> _Data block_
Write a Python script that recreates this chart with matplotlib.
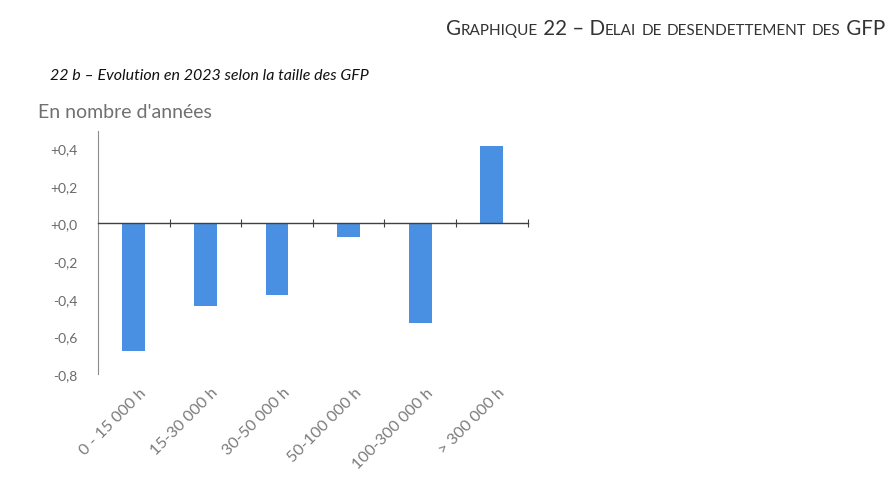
import matplotlib
matplotlib.use("Agg")
import matplotlib.pyplot as plt
import numpy as np

plt.rcParams['font.family'] = ['Lato', 'DejaVu Sans']

categories = ["0 - 15 000 h", "15-30 000 h", "30-50 000 h",
              "50-100 000 h", "100-300 000 h", "> 300 000 h"]
values = [-0.68, -0.44, -0.38, -0.07, -0.53, 0.41]
yticks = [0.4, 0.2, 0.0, -0.2, -0.4, -0.6, -0.8]
ytick_labels = ["+0,4", "+0,2", "+0,0", "-0,2", "-0,4", "-0,6", "-0,8"]

header = "Graphique 22 – Delai de desendettement des GFP"
title = "22 b – Evolution en 2023 selon la taille des GFP"
subtitle = "En nombre d'années"

fig = plt.figure(figsize=(8.9, 4.89), dpi=100)
ax = fig.add_axes([0.110, 0.233, 0.483, 0.497])

x = np.arange(len(categories))
ax.bar(x, values, width=0.32, color='#4a90e2', zorder=2)

ax.set_xlim(-0.5, len(categories) - 0.5)
ax.set_ylim(-0.8, 0.49)

# y axis: labels only, no tick marks
ax.set_yticks(yticks)
ax.set_yticklabels(ytick_labels)
ax.tick_params(axis='y', length=0, pad=15, labelsize=10, labelcolor='#6a6a6a')

# x axis line sits at zero, with ticks between the categories
for s in ['top', 'right']:
    ax.spines[s].set_visible(False)
ax.spines['left'].set_color('#8c8c8c')
ax.spines['left'].set_linewidth(0.8)
ax.spines['bottom'].set_position(('data', 0))
ax.spines['bottom'].set_color('#404040')
ax.spines['bottom'].set_linewidth(1.0)
ax.spines['bottom'].set_zorder(3)
ax.set_xticks(np.arange(len(categories)) + 0.5)
ax.set_xticklabels([])
ax.tick_params(axis='x', direction='inout', length=6, width=0.8, color='#404040')

# category labels along the bottom of the plot area
trans = matplotlib.transforms.blended_transform_factory(ax.transData, ax.transAxes)
for i, lab in enumerate(categories):
    ax.text(i + 0.08, -0.045, lab, transform=trans, rotation=45,
            rotation_mode='anchor', ha='right', va='top',
            fontsize=11.5, color='#7a7a7a')

fig.text(50 / 890, 1 - 76 / 489, title, fontsize=11.5, style='italic',
         color='#111111', va='center', ha='left')
fig.text(38 / 890, 1 - 113 / 489, subtitle, fontsize=14,
         color='#707070', va='center', ha='left')

# header in small caps: lowercase letters drawn as smaller capitals
runs = []
for ch in header:
    small = ch.islower()
    if runs and runs[-1][1] == small:
        runs[-1][0] += ch.upper() if small else ch
    else:
        runs.append([ch.upper() if small else ch, small])

renderer = fig.canvas.get_renderer()
texts = []
xpos = 0.0
for s, small in runs:
    t = fig.text(0, 1 - 35 / 489, s, fontsize=11 if small else 14.8,
                 color='#333333', va='baseline', ha='left')
    w = t.get_window_extent(renderer).width
    texts.append((t, xpos))
    xpos += w
right = 885
for t, off in texts:
    t.set_x((right - xpos + off) / 890)

fig.savefig("out.png", dpi=100, facecolor='white')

> _What is asked_
Skip the pictures and restate exactly the lines from the beginning of the listing to the line with "plt.rcParams['font.family'] = ['Lato', 'DejaVu", that line included.

> _Task solution_
Write a Python script that recreates this chart with matplotlib.
import matplotlib
matplotlib.use("Agg")
import matplotlib.pyplot as plt
import numpy as np

plt.rcParams['font.family'] = ['Lato', 'DejaVu Sans']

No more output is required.